By lunchtime I had calmed down a little bit. I walked into the cafeteria and was delighted - nay, overjoyed - to find that today was spaghetti! This is the first non-Korean school lunch I've had, and I was giddy with relief. I loaded my plate up and pranced back into my room where I made a painful discovery.

Spaghetti is served cold here. Dammit, South Korea. Why you gotta kick me when I'm down?

I successfully completed the rest of the day, if you can call hiding in the bathroom and sobbing a success. I know that it doesn't look like much really happened, and I know most of the people reading this are thinking "wow, Nikki totally needs to chill"... but I don't think you can really understand unless you've lived in another country. Sure, it's not a big deal that I can't read any of the functions on the computer, but when I'm being told that I need thirty copies of something and the printer isn't responding, I kind of need the error messages in English to be able to fix the problem. Today's disasters wouldn't have been so bad if I hadn't woken up this morning already feeling like I would give my right arm in exchange for a ticket home. Looking out the window at the coffee shop last night had me literally shaking; the city that felt so welcoming and exciting last week had morphed into downtown Detroit. I felt like the city itself had fooled me, tricked me into believing that I belonged here then ripping off my rose-colored glasses to reveal a ferocious death trap. Yep, I'm exaggerating a lot. It's not that bad. But in the moment, it felt that bad. It felt like everything was closing in on me and I was abandoned in a city that scorned my very existence. Tucking those feelings away overnight only made them doubly horrible when they exploded out of me this morning, and that's how I ended up a weepy mess on the bathroom floor.

Thank God for the other teachers. On my way back to my room, I stopped in Jeanne's doorway and just stared at her like my favorite teddy bear had been shredded to make toilet paper.
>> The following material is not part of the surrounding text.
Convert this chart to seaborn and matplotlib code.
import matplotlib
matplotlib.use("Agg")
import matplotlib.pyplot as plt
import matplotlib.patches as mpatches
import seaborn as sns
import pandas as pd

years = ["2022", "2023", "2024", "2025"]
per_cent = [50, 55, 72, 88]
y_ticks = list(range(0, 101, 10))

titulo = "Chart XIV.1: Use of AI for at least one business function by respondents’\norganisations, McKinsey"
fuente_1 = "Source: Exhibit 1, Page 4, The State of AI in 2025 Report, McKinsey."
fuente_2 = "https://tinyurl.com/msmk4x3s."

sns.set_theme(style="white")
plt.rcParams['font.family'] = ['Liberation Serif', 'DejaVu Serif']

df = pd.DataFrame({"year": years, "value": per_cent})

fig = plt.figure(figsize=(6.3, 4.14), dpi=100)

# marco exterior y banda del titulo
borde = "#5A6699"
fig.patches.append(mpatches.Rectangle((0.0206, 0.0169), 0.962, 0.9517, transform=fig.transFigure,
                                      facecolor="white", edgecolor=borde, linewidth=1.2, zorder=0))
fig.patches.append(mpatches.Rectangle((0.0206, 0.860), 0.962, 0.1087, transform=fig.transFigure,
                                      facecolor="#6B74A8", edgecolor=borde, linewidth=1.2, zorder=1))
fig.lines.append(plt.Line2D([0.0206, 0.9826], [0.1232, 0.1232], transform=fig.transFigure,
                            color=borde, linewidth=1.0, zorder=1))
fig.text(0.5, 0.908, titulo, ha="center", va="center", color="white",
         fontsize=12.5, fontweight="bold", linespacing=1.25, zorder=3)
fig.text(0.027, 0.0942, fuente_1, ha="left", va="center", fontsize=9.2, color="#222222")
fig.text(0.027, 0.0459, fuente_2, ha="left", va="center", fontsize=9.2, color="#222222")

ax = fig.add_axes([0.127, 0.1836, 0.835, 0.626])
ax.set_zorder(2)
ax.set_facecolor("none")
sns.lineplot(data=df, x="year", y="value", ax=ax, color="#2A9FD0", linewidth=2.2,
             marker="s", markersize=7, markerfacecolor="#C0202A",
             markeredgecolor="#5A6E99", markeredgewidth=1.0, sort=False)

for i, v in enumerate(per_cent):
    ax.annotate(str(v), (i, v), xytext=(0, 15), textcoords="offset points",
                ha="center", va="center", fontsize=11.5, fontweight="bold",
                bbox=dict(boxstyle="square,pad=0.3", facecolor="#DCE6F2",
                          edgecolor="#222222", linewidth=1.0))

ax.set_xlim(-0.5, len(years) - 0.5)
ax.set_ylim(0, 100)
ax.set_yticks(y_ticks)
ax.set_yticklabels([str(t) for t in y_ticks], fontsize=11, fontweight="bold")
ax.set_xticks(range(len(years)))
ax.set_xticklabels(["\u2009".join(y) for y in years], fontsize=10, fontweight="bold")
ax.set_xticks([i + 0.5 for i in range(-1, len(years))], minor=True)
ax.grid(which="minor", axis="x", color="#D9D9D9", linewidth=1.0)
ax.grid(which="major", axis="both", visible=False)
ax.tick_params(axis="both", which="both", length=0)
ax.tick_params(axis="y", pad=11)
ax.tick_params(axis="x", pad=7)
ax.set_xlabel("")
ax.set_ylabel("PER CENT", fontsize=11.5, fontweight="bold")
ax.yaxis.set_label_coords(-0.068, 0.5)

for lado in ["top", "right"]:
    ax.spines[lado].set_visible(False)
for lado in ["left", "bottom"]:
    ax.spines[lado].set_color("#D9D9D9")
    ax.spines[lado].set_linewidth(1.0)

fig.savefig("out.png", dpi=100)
She walked over, and in her comforting southern accent, said, "What's the matter, buddy?" With tears in my eyes, I told her that I hated Korea and wanted to go home. She replied, "We all do. But we're stuck. Want a hug?" Looking back, I know that's not true. She doesn't hate Korea any more than I do, but in that moment, it was exactly what I needed to hear. I talked with my friend Meghan a little while later, and she gave me a hug and told me it's all a mess, but we deal with it because we're all in it together. I can't even begin to articulate how much it helped me that her eyes held empathy instead of sympathy. It's such a slight distinction, but knowing that she knew how much cold spaghetti can throw you right over the edge made me feel normal again. I guess I had decided that if I cried, it meant I was too weak to handle this, and I hate the thought of being weak. But it turns out that everyone cries, everyone freaks out over nothing, and everyone helps each other get through it. The rest of the day, teachers kept stopping in my room to check on me. They all had the same look on their face, the one that says, "I get it. You're not the only one." I haven't been here long enough to see anyone else break down, so I still feel a little silly about it, but they all assured me that we'll each take our turn. But no one gives up and goes home because we all help each other get past it.
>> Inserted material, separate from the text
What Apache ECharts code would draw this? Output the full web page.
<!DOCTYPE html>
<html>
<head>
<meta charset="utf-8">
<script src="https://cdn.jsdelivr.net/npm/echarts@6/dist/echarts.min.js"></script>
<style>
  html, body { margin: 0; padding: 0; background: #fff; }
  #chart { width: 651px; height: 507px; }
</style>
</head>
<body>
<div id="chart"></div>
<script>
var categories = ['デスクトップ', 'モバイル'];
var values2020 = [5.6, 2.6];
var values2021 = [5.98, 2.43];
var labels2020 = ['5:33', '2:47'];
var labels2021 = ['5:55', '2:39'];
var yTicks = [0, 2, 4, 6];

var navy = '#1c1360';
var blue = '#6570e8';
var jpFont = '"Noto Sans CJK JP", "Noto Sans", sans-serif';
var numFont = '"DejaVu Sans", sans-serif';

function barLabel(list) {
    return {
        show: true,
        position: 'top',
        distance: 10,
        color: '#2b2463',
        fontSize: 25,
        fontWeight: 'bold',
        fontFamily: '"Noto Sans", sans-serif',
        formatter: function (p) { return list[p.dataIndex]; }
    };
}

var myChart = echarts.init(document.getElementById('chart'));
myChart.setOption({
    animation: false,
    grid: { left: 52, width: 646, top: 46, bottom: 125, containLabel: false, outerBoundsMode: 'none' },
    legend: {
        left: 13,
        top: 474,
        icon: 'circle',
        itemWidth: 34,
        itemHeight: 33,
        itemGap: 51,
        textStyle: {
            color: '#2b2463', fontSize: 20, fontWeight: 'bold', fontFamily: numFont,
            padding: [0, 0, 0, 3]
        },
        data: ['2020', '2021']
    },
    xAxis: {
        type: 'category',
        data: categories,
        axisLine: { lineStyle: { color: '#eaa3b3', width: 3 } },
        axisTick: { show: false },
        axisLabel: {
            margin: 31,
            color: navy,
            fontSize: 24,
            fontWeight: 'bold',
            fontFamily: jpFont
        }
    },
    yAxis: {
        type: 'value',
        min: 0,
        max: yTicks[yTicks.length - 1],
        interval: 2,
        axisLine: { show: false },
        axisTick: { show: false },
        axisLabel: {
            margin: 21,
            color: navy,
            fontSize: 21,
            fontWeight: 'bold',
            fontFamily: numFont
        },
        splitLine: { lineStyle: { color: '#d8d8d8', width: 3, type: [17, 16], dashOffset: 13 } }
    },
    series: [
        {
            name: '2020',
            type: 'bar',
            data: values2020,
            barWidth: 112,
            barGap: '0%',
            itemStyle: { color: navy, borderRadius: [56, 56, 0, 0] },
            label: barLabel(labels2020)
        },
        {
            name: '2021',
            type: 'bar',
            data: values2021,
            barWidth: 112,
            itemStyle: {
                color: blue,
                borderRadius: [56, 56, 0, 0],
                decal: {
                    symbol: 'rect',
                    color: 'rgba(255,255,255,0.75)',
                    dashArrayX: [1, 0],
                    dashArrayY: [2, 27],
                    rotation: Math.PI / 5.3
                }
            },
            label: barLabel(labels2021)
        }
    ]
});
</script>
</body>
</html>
We've decided that Fridays are for Mexican food, so after school, Hana, Jeanne, and I headed back to Dos Tacos. We laughed and talked and stuffed ourselves with decently authentic Mexican before heading our separate ways for the evening. On the way home, I stopped at a market (and by "market", I mean a man selling fruit on the back of a truck) and decided to get some ridiculously expensive grapes. The man smiled at me and tossed an extra bunch in my bag for free. In a weird way, it's like Korea was apologizing. I imagined it saying, "I'm sorry if I came on too fast. You don't have to fall in love with me quite yet. Let's just be friends for a while and get to know each other better." Okay, Korea. I'll give you another chance.


  1. Nikki...I know how you feel...I feel the same way when I moved to nyc.Every Morning, I pray that God brings me joy for the day, I hope your situation will get better! Enjoy as much as you can:) Ye

  2. oh the ups and downs of living abroad, sorry you had a bad day on international costume day :0(

    i'm glad korea apologized with grapes and that you are just going to try to be friends for a bit :0)
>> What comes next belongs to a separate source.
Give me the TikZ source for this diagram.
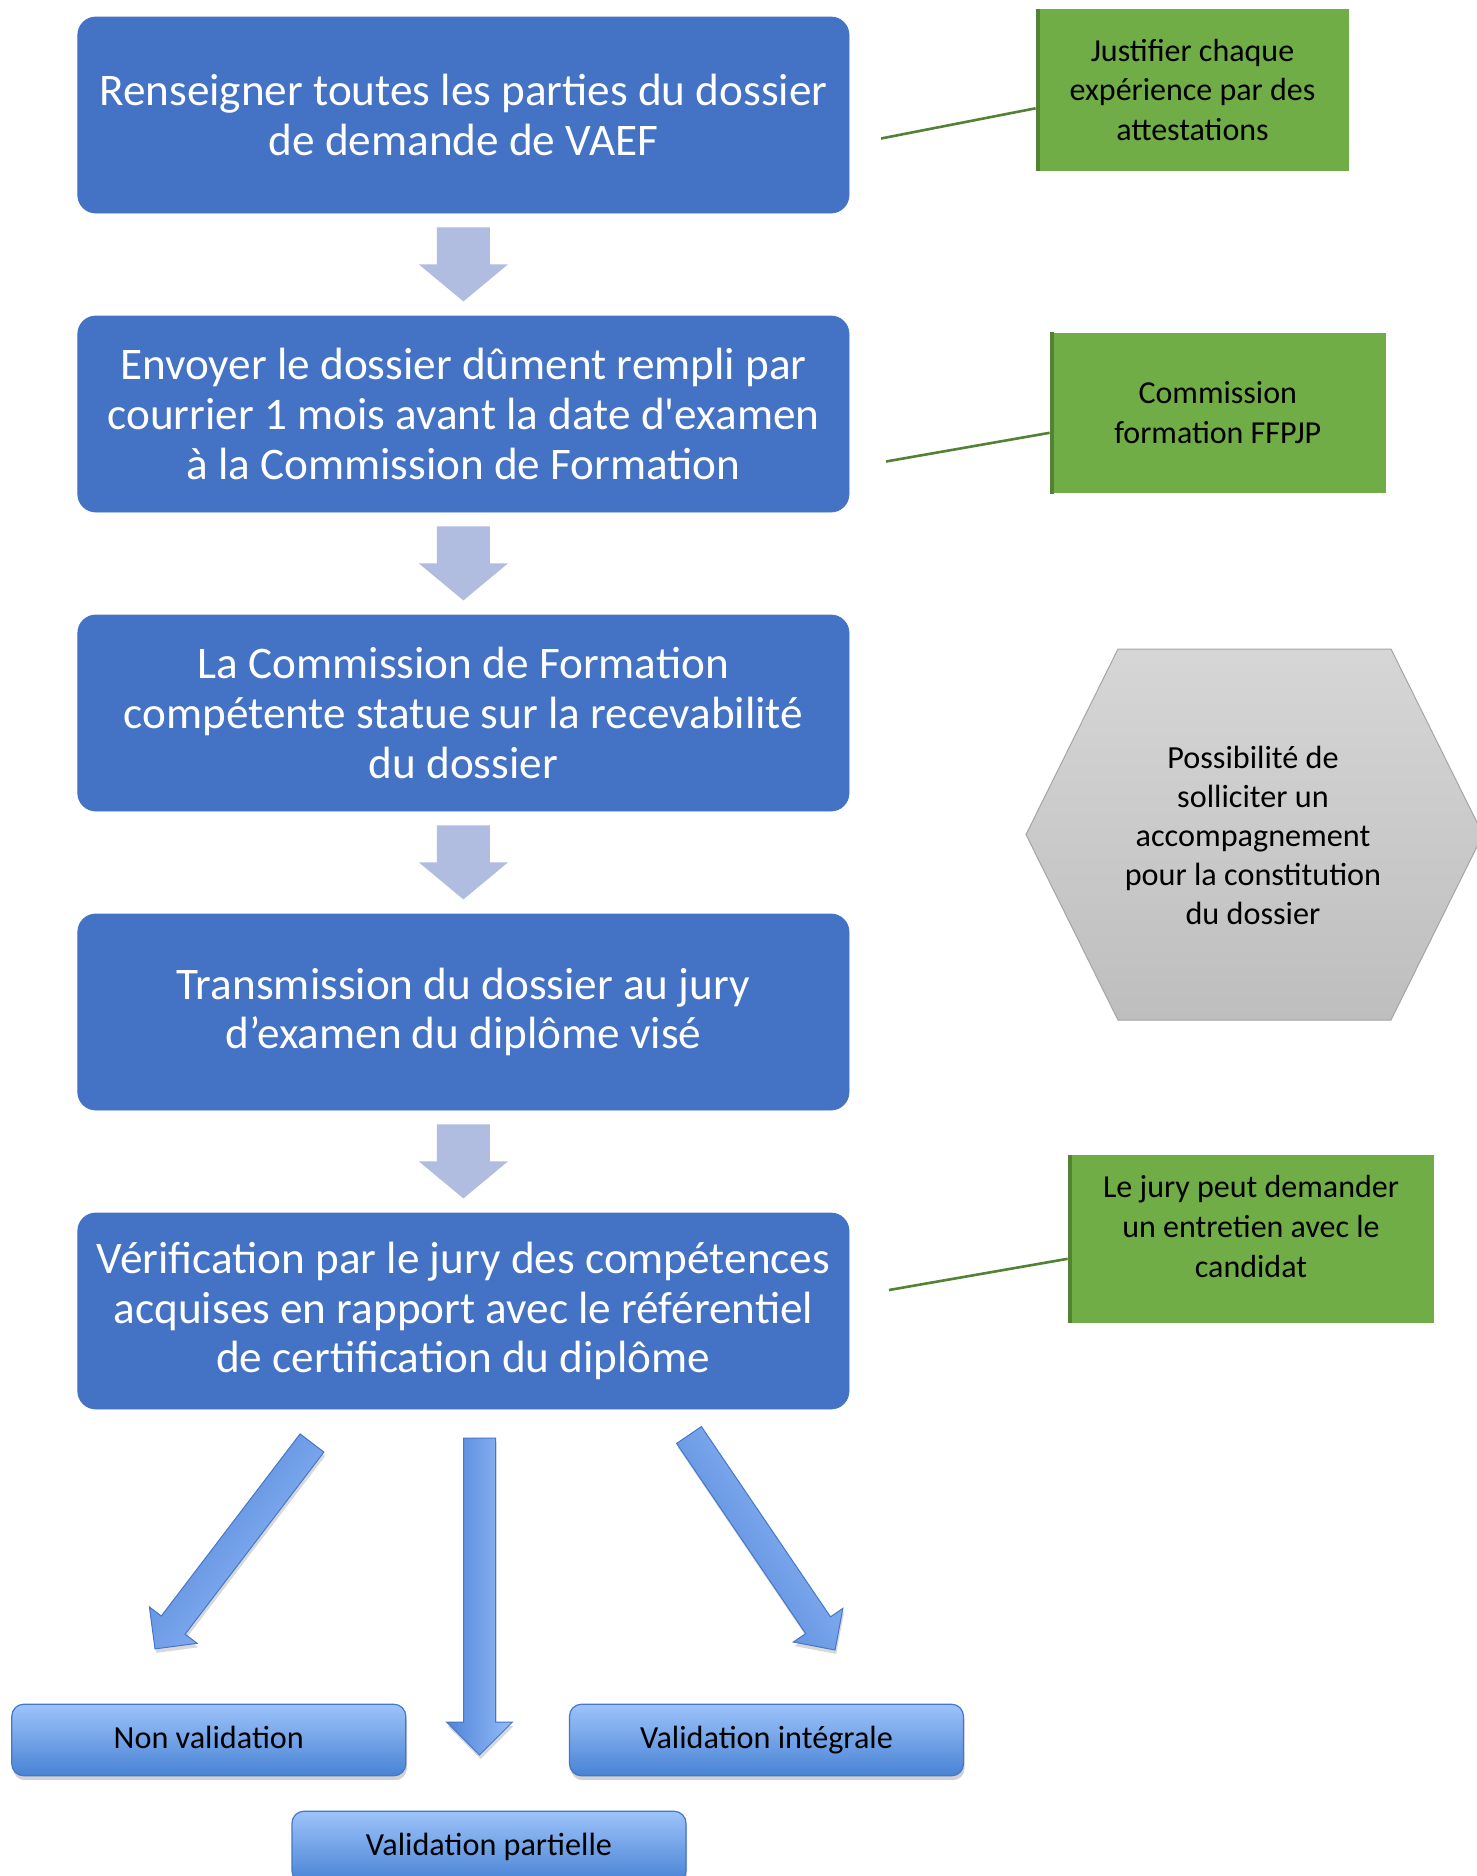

  3. dang it KOREA! KOREA! (see how i put that twice to make up for the lack of it in the last post? So I'm still winning)

    Do you want me to come beat it up for you? Cause I will...


  4. You are a FANTASTIC writer. I'm so glad I stumbled upon your blog!

    Here I am, in the United Kingdom, where everyone speaks English, yet drives on the other side of the road and doesn't smile at me when I pass by them on the street, and I start to get really homesick...but for what? I WANT to be here. I don't want to be at home (though right now, I would pay a massive amount of money--that I don't have--to hop on a plane and go back to what's familiar), and you feel the EXACT SAME WAY. Only it must be ten times harder for you, since Asian cultures are just so different from ours. Definitely puts it into perspective for me. :)

    I hadn't let myself cry yet until I read this post. And you know what? Now that I've cried, I feel better.

    I'm going to start following your blog, because you say whatever you feel. My blog is dedicated to documenting all of the "cool" things I do in Scotland, not about how much I want to freak out when someone is inadvertently rude to me (because Brits tend to be a bit harsh). Have worried grandparents reading, you know. :)

    And just know that you're not alone. I'm feeling the same things you are on the other side of the globe.